(WHAT NEEDS TO BE DONE): Find and copy each line of the records where the string "with" shows up.

(ENTRIES):
— START —

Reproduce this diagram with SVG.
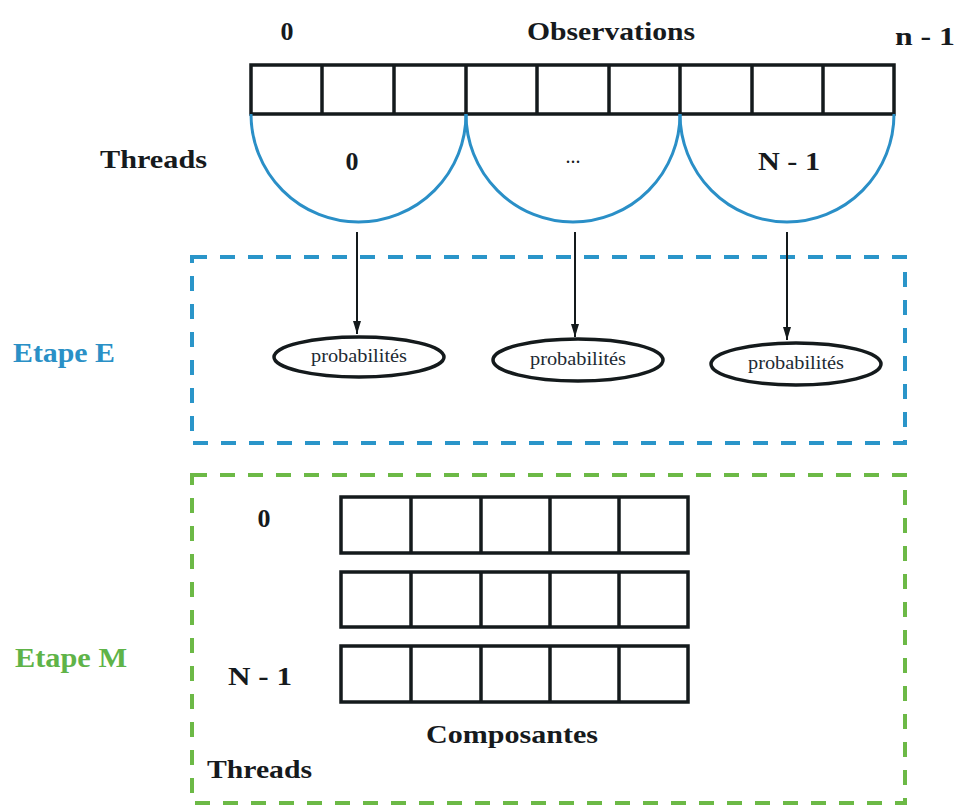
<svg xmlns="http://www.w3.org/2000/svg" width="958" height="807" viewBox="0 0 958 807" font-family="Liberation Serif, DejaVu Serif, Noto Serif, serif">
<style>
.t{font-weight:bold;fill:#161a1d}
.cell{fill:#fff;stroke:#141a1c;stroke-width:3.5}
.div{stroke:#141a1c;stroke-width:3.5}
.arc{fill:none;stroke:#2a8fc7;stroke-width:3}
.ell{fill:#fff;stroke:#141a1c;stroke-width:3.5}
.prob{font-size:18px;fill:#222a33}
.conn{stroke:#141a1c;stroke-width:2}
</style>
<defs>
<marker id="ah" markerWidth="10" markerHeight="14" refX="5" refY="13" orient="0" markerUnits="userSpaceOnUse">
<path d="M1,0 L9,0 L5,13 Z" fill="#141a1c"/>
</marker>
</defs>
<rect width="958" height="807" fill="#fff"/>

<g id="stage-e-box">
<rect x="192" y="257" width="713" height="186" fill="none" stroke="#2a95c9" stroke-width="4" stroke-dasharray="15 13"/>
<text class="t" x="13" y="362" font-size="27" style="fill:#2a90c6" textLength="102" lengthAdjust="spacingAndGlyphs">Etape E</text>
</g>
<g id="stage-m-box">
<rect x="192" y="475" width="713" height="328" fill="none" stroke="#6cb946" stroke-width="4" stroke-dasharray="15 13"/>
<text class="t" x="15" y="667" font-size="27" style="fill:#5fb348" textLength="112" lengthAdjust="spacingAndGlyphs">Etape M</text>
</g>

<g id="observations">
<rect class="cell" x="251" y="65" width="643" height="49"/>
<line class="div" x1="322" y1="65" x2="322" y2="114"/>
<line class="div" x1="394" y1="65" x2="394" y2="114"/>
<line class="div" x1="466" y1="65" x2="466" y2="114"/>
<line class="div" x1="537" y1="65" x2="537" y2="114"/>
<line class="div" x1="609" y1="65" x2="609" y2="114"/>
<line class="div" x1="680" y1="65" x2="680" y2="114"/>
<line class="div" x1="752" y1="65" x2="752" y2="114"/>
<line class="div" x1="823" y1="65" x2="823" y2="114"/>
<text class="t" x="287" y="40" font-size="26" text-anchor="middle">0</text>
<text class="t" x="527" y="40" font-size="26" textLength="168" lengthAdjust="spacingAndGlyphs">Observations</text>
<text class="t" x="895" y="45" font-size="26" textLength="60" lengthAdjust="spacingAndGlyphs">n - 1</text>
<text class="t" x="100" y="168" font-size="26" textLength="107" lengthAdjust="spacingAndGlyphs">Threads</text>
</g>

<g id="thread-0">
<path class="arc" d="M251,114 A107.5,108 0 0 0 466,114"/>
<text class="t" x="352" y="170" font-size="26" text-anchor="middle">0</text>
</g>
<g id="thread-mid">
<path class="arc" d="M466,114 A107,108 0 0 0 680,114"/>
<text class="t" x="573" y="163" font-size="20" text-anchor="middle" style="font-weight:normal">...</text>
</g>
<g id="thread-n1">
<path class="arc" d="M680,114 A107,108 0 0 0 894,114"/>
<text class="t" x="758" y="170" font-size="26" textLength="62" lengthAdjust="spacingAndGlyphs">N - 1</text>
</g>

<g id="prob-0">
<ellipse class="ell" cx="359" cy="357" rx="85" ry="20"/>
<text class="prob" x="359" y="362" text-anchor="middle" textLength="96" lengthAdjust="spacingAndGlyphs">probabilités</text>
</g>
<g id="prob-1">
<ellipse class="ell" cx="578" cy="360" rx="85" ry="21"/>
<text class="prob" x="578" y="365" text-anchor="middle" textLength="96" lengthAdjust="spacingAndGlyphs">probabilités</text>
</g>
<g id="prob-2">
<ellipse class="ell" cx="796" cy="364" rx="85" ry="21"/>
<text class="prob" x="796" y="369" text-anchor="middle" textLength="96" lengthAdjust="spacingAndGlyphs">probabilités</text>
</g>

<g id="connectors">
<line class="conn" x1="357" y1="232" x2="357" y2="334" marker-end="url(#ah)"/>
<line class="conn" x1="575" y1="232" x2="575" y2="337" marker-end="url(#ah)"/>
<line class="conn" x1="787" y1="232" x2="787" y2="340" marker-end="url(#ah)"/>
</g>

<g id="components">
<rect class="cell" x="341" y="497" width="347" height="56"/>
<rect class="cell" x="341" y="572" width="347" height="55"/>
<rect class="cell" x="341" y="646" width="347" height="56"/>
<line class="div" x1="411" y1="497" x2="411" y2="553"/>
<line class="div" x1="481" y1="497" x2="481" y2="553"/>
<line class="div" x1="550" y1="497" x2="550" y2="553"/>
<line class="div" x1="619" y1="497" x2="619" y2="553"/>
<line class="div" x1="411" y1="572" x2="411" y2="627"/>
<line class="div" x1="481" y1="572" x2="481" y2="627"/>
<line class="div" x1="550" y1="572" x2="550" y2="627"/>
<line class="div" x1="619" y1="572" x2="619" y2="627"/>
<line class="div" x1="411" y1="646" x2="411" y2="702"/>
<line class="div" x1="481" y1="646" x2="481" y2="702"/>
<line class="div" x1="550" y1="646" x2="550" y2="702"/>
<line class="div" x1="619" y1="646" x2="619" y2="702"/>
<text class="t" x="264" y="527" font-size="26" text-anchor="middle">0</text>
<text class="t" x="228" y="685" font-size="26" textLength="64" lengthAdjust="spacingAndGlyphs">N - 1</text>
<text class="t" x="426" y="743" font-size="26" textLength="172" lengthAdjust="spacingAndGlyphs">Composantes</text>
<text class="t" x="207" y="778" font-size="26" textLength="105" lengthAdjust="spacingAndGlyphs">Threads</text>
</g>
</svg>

— END —
— START —

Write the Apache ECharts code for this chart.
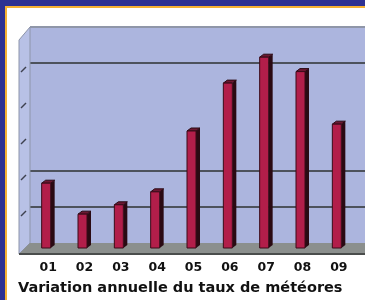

— END —
— START —

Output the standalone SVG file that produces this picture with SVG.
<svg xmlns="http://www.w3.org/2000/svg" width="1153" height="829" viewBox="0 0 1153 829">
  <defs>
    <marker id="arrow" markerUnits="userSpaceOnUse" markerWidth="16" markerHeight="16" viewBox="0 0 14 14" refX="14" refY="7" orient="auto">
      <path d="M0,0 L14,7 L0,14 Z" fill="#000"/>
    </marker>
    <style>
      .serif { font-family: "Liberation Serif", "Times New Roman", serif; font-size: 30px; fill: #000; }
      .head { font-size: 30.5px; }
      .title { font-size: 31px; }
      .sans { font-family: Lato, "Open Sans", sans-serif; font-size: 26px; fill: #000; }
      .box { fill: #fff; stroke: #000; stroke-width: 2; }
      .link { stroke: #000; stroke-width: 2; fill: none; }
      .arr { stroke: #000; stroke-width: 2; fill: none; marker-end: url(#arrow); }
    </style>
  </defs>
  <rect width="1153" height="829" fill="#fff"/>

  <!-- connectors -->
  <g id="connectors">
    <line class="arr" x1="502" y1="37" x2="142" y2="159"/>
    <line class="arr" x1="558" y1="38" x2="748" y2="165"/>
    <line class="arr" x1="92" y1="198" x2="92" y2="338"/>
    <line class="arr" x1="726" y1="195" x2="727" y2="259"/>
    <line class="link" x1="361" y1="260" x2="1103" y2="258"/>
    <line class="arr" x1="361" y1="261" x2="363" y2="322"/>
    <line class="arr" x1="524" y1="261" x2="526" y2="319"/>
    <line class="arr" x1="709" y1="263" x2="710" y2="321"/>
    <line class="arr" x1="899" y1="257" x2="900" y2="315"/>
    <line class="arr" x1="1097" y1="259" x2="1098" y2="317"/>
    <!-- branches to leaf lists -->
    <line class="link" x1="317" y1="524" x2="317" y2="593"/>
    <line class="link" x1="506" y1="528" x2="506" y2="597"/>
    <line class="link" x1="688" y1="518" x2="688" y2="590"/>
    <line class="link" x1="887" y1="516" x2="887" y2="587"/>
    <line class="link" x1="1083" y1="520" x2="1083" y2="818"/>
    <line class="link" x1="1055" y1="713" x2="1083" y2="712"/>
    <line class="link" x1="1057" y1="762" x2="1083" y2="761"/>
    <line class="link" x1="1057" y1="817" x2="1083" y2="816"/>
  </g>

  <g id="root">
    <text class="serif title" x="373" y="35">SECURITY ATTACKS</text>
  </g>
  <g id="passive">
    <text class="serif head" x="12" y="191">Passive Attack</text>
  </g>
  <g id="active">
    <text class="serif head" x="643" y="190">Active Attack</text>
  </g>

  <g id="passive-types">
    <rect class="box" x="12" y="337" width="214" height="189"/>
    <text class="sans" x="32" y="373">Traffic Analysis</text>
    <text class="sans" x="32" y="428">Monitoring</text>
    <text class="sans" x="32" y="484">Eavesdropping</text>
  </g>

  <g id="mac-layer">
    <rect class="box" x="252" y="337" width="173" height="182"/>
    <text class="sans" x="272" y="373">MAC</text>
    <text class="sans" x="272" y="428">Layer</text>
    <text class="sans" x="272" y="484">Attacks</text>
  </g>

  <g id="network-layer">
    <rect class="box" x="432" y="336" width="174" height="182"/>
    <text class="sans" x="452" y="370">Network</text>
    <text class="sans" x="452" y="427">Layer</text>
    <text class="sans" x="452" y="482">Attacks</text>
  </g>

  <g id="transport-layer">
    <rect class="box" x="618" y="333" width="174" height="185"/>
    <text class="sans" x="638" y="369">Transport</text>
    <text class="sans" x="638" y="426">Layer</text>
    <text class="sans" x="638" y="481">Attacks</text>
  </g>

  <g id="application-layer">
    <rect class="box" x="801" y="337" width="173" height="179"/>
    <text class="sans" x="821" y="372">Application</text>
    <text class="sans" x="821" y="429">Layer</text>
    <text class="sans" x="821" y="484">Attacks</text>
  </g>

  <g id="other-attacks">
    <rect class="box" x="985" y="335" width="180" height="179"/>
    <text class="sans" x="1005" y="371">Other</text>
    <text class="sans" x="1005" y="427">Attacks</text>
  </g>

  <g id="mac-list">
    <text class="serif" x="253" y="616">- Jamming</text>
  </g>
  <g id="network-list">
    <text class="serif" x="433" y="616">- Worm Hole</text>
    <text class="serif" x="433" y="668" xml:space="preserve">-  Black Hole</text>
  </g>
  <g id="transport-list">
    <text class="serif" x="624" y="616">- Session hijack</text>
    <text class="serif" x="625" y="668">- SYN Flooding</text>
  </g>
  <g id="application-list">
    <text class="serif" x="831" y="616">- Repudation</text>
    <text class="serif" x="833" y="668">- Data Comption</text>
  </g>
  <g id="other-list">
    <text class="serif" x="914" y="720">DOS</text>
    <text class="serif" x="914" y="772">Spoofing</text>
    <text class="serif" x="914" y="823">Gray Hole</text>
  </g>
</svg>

— END —

(RESPONSE):
Reproduce this diagram with SVG.
Output the standalone SVG file that produces this picture with SVG.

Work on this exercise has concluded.